Ronald Gideon Ngala School and Vyemani Comprehensive School both serve communities in and around Mombasa’s informal settlements, areas marked by unemployment, single-parent households, and the daily pressures of poverty. Between them, the two schools serve nearly 2,000 students. While Ronald Gideon Ngala benefits from adequate classrooms and a shared community playground, learning resources are scarce at both schools. Many parents, stretched by economic hardship, struggle to see education as a priority, and their children arrive in classrooms carrying the weight of that instability.
Mathematics has long been the subject where learners at these schools have struggled most.
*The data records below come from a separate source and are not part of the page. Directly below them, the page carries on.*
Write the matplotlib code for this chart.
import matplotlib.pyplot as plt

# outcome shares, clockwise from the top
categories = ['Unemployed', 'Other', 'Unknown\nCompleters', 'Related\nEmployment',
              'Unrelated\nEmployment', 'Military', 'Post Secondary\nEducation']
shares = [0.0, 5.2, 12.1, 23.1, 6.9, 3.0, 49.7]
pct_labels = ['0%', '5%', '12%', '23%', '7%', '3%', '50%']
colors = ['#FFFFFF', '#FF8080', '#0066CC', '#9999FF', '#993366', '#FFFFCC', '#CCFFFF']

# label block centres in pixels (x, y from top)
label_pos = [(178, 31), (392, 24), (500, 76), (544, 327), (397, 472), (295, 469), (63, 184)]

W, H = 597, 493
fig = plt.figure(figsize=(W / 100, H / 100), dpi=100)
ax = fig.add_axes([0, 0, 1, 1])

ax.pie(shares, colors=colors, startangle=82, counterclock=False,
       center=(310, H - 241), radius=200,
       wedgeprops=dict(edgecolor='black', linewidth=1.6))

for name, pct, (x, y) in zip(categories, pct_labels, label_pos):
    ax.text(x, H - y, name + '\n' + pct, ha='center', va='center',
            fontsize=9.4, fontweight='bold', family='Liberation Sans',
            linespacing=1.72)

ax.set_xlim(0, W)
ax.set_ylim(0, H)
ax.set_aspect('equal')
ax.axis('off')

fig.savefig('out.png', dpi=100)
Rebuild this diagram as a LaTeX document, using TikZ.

Performance data has consistently shown maths scoring lower than any other subject, and the reasons have run deeper than academic difficulty alone. Many students have come from households under significant economic and social strain and have arrived in classrooms with low motivation and limited support at home. In that context, a subject that already feels difficult has become easy to give up on.
Teachers have observed learners going out of their way to avoid maths altogether: skipping classes, refusing to attempt classwork, and switching off the moment lessons become abstract. Interviews have surfaced a common and telling sentiment — “Maths is too hard, I can’t do this.” Without teaching aids or real-life anchors, mathematical concepts have felt remote and irrelevant, and that disconnection has fed a self-reinforcing cycle of low confidence and poor results.
The Place Value Kit is a hands-on, manipulative-based teaching tool designed by Amina Mohamed, Aisha, and Miswaleh to shift learners’ relationship with mathematics. At its core, the kit uses physical, moveable cards and models to make abstract concepts (place value, borrowing, and the four basic operations) visible and tangible. Rather than working from a blackboard, students drag, arrange, and manipulate the materials themselves, embedding understanding through action.
The kit is built into daily lessons through group problem-solving, student-led demonstrations, and interactive activities that connect mathematical concepts to everyday life. Crucially, it is also designed to improve the relationship between teacher and learner, creating a more collaborative, less intimidating classroom dynamic where maths becomes something done together rather than transmitted from the front of the room.
The Place Value Kit has been implemented across four classrooms and three primary schools. Assessment results show meaningful gains across the board: maths performance has risen from around 65% to 70%, learners’ sense of the relevance of maths to daily life has improved from 50% to around 68%, and the use of play-based activities in lessons has more than doubled, from 3 to 5 sessions per week. Teachers report a marked increase in learner confidence and a genuine shift in attitude towards the subject.